Overdrawn at the word-bank

scrabble tiles - overdrawn at the word-bank

I love my job, I love my life; I love writing. When I write my daily list of things I’m grateful for, writing/creativity sometimes even bumps Fenway from the top spot. (Don’t tell her.)

But for the past six months or so, I’ve been working on a project for a client who passed the draft along to a Higher Authority. And the Higher Authority suggested rewrites. When I turned in the second draft, I thought I’d get at least a month’s respite. But Higher Authority turned around comments in two days, requesting an entirely new draft in a month—over the holidays. I limped to the finish line about 10 days ago, putting the last period on the third top-to-bottom rewrite. And I was done. Not just done with the project, but done with writing. I never wanted to see a computer—or even a crayon—again.

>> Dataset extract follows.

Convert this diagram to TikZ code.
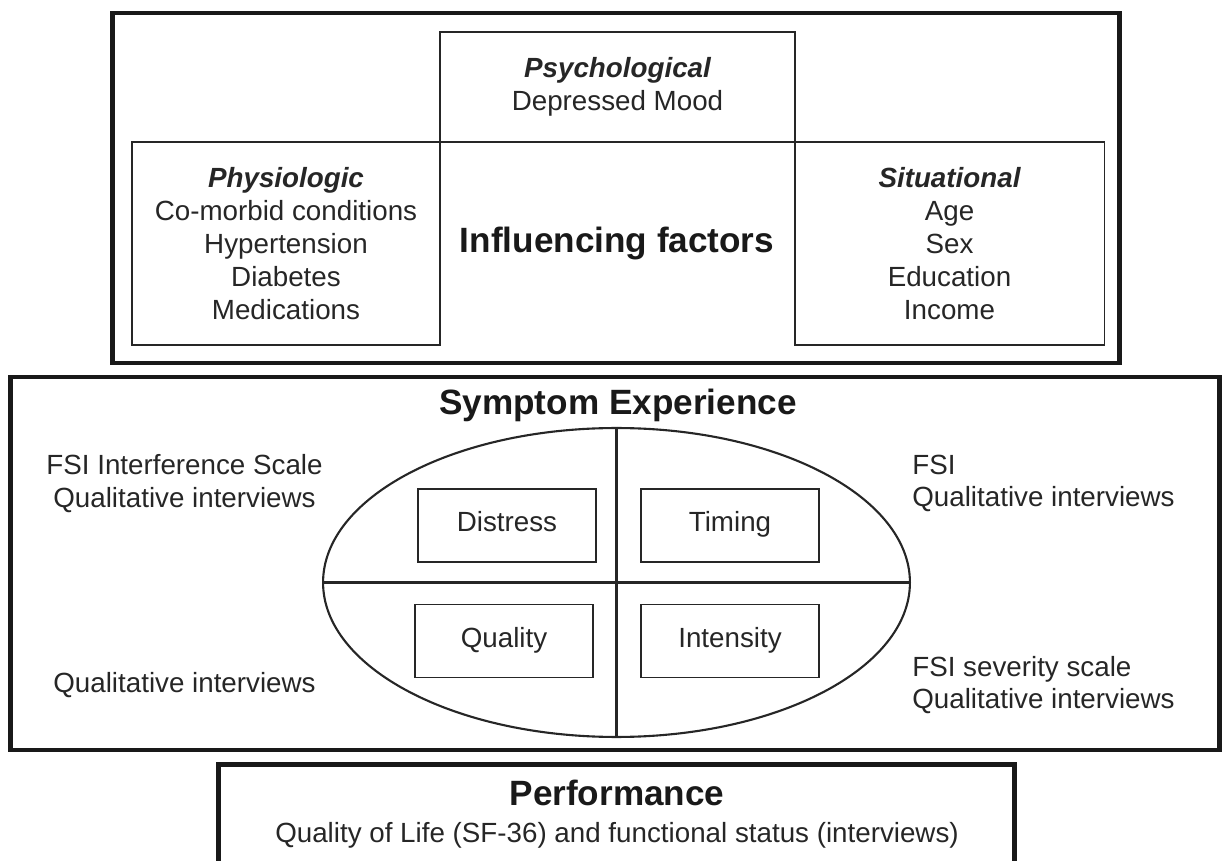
\documentclass[tikz,border=0pt]{standalone}
\usepackage{fontspec}
\setmainfont{Liberation Sans}
\usetikzlibrary{shapes.geometric}
\newcommand{\bodysize}{\fontsize{15.8}{18.7}\selectfont}
\newcommand{\headsize}{\fontsize{20}{24}\selectfont}
\tikzset{
  frame/.style={draw=black!90,line width=2.8pt,inner sep=0pt},
  cell/.style={draw=black!85,line width=1.1pt,inner sep=0pt,font=\bodysize,align=center,text=black!85},
  dimbox/.style={cell,minimum width=3.56cm,minimum height=1.46cm,text height=2ex,text depth=.6ex},
  txt/.style={font=\bodysize,align=center,text=black!85,inner sep=0pt},
  head/.style={font=\headsize\bfseries,text=black!90,inner sep=0pt}
}

\begin{document}
\begin{tikzpicture}[x=0.02cm,y=-0.02cm]
  \useasboundingbox (0,0) rectangle (1225,861);
  \clip (0,0) rectangle (1225,861);
  % influencing factors
  \node[frame,minimum width=20.16cm,minimum height=7cm] (factors) at (616,188) {};
  \node[cell,minimum width=7.1cm,minimum height=2.2cm] (psych) at (617.5,87) {{\bfseries\itshape Psychological}\\Depressed Mood};
  \node[cell,minimum width=6.16cm,minimum height=4.06cm] (physio) at (286,243.5) {{\bfseries\itshape Physiologic}\\Co-morbid conditions\\Hypertension\\Diabetes\\Medications};
  \node[cell,minimum width=6.2cm,minimum height=4.06cm] (situ) at (949.5,243.5) {{\bfseries\itshape Situational}\\Age\\Sex\\Education\\Income};
  \node[head] (infl) at (617,243) {Influencing factors};
  % symptom experience
  \node[frame,minimum width=24.2cm,minimum height=7.46cm] (symptom) at (615,563.5) {};
  \node[head] (symptitle) at (618,405) {Symptom Experience};
  \node[draw=black!85,ellipse,line width=1.2pt,inner sep=0pt,minimum width=11.74cm,minimum height=6.18cm] (oval) at (616.5,582.5) {};
  \draw[line width=1.2pt,draw=black!85] (oval.north) -- (oval.south);
  \draw[line width=1.2pt,draw=black!85] (oval.west) -- (oval.east);
  \node[dimbox] (distress) at (507,525.5) {Distress};
  \node[dimbox] (timing) at (730,525.5) {Timing};
  \node[dimbox] (quality) at (504,641) {Quality};
  \node[dimbox] (intensity) at (730,641) {Intensity};
  \node[txt] (noteDistress) at (184.5,483.5) {FSI Interference Scale\\Qualitative interviews};
  \node[txt] (noteQuality) at (184.5,685) {Qualitative interviews};
  \node[txt,anchor=west,align=left] (noteTiming) at (912,483.5) {FSI\\Qualitative interviews};
  \node[txt,anchor=west,align=left] (noteIntensity) at (912,685) {FSI severity scale\\Qualitative interviews};
  % performance
  \node[frame,minimum width=15.94cm,minimum height=2.3cm] (perf) at (616.5,822) {};
  \node[head] (perftitle) at (617,793) {Performance};
  \node[txt] (perfnote) at (617,835) {Quality of Life (SF-36) and functional status (interviews)};
\end{tikzpicture}
\end{document}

I knew it would pass. It had to; I’m a writer with bills to pay. But I was overdrawn at the word-bank. Nothing left to say. This wasn’t Writer’s Block—longtime readers know I’d believe in Bigfoot sooner than Writer’s Block. It was Writer’s Overload, I guess; too many words in too short a time.

A couple of days off followed by a week with the flu (apparently the Universe found my plan for two days off insufficient) and I’m almost back to normal. Well, I’m writing.

Okay, to be perfectly honest I never stopped writing. I had my daily 15 minutes to do. Usually that’s no more arduous for me than making a cup of tea, but the Project That Would Not End moved my 15 into the category of chore. Then burden—I think that’s around the time I let my 953-day writing streak slip away from me. After I turned in the last round, though, it had moved from burden to existential torture. Still I wrote (51 days as of today—I’ll be back in triple-digits before the new baseball season starts, though it’ll take several more seasons to get me back where I was).

What could I have done? I could have used my 15 to do fun writing projects—silly poems. A haiku about a ridiculous subject—pickles? It’s one of the funniest words in the English language; I should have written an Ode to a Pickle. I could have taken Fenway for a long walk and talked to her about what we were seeing—then scribbled it all down when I got back to my desk.

Many famous writers have made big bucks talking about the pain of putting words on paper. I don’t want to add to the pile of writing about how horrible Writing is—that’s as much bullshit as Bigfoot. Writing has always been a joy to me, and always given me joy. Don’t use my experience of Writers’ Overload to feed your excuses about why you Just Can’t Write. But be prepared, because it might happen to you. Even in the midst of an unforgiving project, turn to your list of reasons writing gives you joy. And write something joyful. (Then rest!)